So, Niall Horan wants to be a serious musician. What's wrong with being fun?

When men leave pop bands, they go serious. When women leave pop bands, they release Crazy in Love

Heartbreak in Mullingar: Niall Horan

Heartbreak in Mullingar: Niall Horan

 

When former One Directioner Niall Horan released his debut solo single last week, he joined the ranks of the dull, real and authentic guys (Drags for short) dominating the charts who are pining to be taken seriously as real artists.

On This Town, Horan sings about heartbreak in Mullingar and it sounds like was fuelled by a mug of milky, lukewarm tea and a plate of stale Rich Tea biscuits. Or, to put it simply, it sounds like it was written by Ed Sheeran, the ringleader of the Safe Brigade.

The song goes against everything that being in a globally successful boyband represents, not unlike Brian “with an i” McFadden’s statement song from 2004 Real to Me, where he ditches “showbiz dinners and the free champagne” (that’s Westlife, FYI) so he can “invite the family ‘round and drink some English tea” instead. Authenticity to Artane’s son means a scraggly beard and a parka jacket.

Authenticity to Mullingar’s son is an acoustic guitar. When men leave pop bands, they go serious. When women leave pop bands, they release Crazy in Love. It’s unusual to call for more male representation in any industry but, to paraphrase Paula Cole, where have all the fun boys gone?

With boybands, the kind that stick to the 1990s formula of two good singers and three backing dancers, there’s an element of safety in numbers. Backstreet Boys, Westlife and 5ive all succeeded as a unit but individually, they didn’t stand a chance. For a brief moment in time, the only exceptions to this theory were N*Sync’s Justin Timberlake and Take That’s Robbie Williams.

Timberlake’s 2002 single Like I Love You is a testament to great pop music but his recent single, Can’t Stop the Feeling, is a soulless song from a movie about trolls and it feels like the man we once called Trousersnake is trolling us all.

The two ex-boybanders were on The Graham Norton Show together last week, and as Williams performed his latest single, the unfortunately titled Party like a Russian, and told stories about getting wanked off by fans, his brand of lad pop felt very dated. If Timberlake has gone too safe with his music, Williams has sprinted, jocks down, in the opposite direction.

While most mainstream female acts today hold royal and even divine titles in the pop game – Beyoncé is Queen B; Britney Spears is the Princess of Pop; while Kylie Minogue is its Goddess – few men in recent years have been worthy enough to wear the crown that Michael Jackson moulded with his bare hands.

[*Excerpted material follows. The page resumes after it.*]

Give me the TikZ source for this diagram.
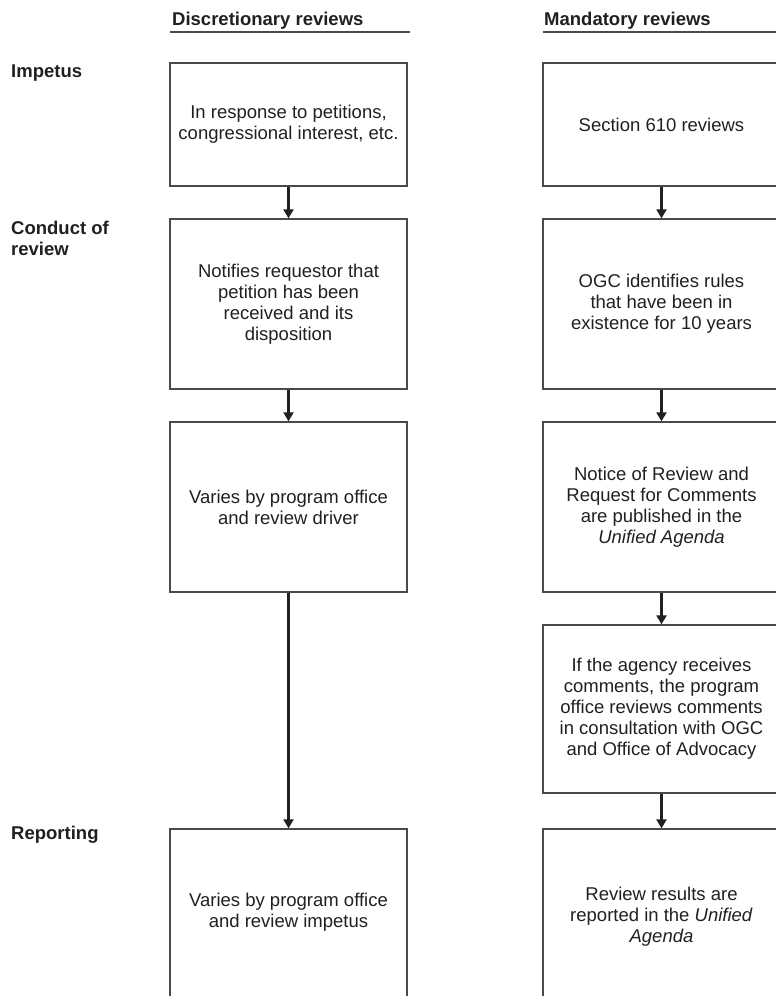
\documentclass[tikz,border=0pt]{standalone}
\usepackage{fontspec}
\setmainfont{Liberation Sans}
\usetikzlibrary{arrows.meta}
\definecolor{ink}{HTML}{231F20}
\definecolor{frame}{HTML}{4A4A4A}
\begin{document}
\begin{tikzpicture}[x=1pt,y=-1pt,
  every node/.style={text=ink},
  box/.style={draw=frame, line width=1.3pt, rectangle, inner sep=0pt,
    minimum width=237pt, align=center,
    font=\fontsize{18.5}{21}\selectfont},
  head/.style={font=\fontsize{18.5}{21}\selectfont\bfseries, inner sep=0pt, anchor=base west},
  rowlab/.style={font=\fontsize{18.5}{20.5}\selectfont\bfseries, inner sep=0pt, align=left, anchor=north west},
  arr/.style={draw=ink, line width=2.2pt, -{Triangle[width=10pt,length=9pt]}},
  rule/.style={draw=frame, line width=1.3pt}
]
\useasboundingbox (0,0) rectangle (776,996);
\clip (0,0) rectangle (776,996);

% column headings with their rules
\node[head] (hd) at (172,25) {Discretionary reviews};
\node[head] (hm) at (544,25) {Mandatory reviews};
\coordinate (hdL) at (170,32);
\coordinate (hdR) at (410,32);
\coordinate (hmL) at (543,32);
\coordinate (hmR) at (790,32);
\draw[rule] (hdL) -- (hdR);
\draw[rule] (hmL) -- (hmR);

% row labels
\node[rowlab] (rimp) at (11,64.5) {Impetus};
\node[rowlab] (rcon) at (11,221) {Conduct of\\review};
\node[rowlab] (rrep) at (11,825.5) {Reporting};

% discretionary column
\node[box, minimum height=123pt] (d1) at (288.5,124.5)
  {In response to petitions,\\congressional interest, etc.};
\node[box, minimum height=170pt] (d2) at (288.5,304)
  {Notifies requestor that\\petition has been\\received and its\\disposition};
\node[box, minimum height=170pt] (d3) at (288.5,507)
  {Varies by program office\\and review driver};
% the reporting boxes run past the lower page edge
\node[box, minimum height=175pt] (d4) at (288.5,916.5)
  {Varies by program office\\and review impetus\\[-9pt]\mbox{}};

% mandatory column
\node[box, minimum height=123pt] (m1) at (661.5,124.5)
  {Section 610 reviews};
\node[box, minimum height=170pt] (m2) at (661.5,304)
  {OGC identifies rules\\that have been in\\existence for 10 years};
\node[box, minimum height=170pt] (m3) at (661.5,507)
  {Notice of Review and\\Request for Comments\\are published in the\\\textit{Unified Agenda}};
\node[box, minimum height=168pt] (m4) at (661.5,709)
  {If the agency receives\\comments, the program\\office reviews comments\\in consultation with OGC\\and Office of Advocacy};
\node[box, minimum height=175pt] (m5) at (661.5,916.5)
  {Review results are\\reported in the \textit{Unified}\\\textit{Agenda}};

% flow arrows
\draw[arr] (d1.south) -- (d2.north);
\draw[arr] (d2.south) -- (d3.north);
\draw[arr] (d3.south) -- (d4.north);
\draw[arr] (m1.south) -- (m2.north);
\draw[arr] (m2.south) -- (m3.north);
\draw[arr] (m3.south) -- (m4.north);
\draw[arr] (m4.south) -- (m5.north);
\end{tikzpicture}
\end{document}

Beyoncé, Rihanna and Taylor Swift are getting stronger by the minute, possibly feeding on the young to maintain and strengthen their prowess. But the conveyor belt of Horan, Sheeran, Shawn Mendes and Passenger are keeping it dull and low-key, using their pop careers as a stepping stone to become a watered-down Bon Iver. There are not enough secluded log cabins in the world for this lot.

So who will save us from the Drags? Problematic bae Justin Bieber was a hopeful contender with his reinvention last year, taking many people by surprise as they suddenly became Beliebers. But even with bangers such as Sorry and What Do You Mean?, he doesn’t seem to be having fun in his role. Like Zayn Malik, he makes being a superstar look like an underpaid, thankless chore.

One beacon of light in this age of male doom and gloom is the ever-joyful Bruno Mars. His new single 24k Magic, which he describes as an “invitation to the party”, is out this Friday and he might be the only one who can rescue us from this damp squalor.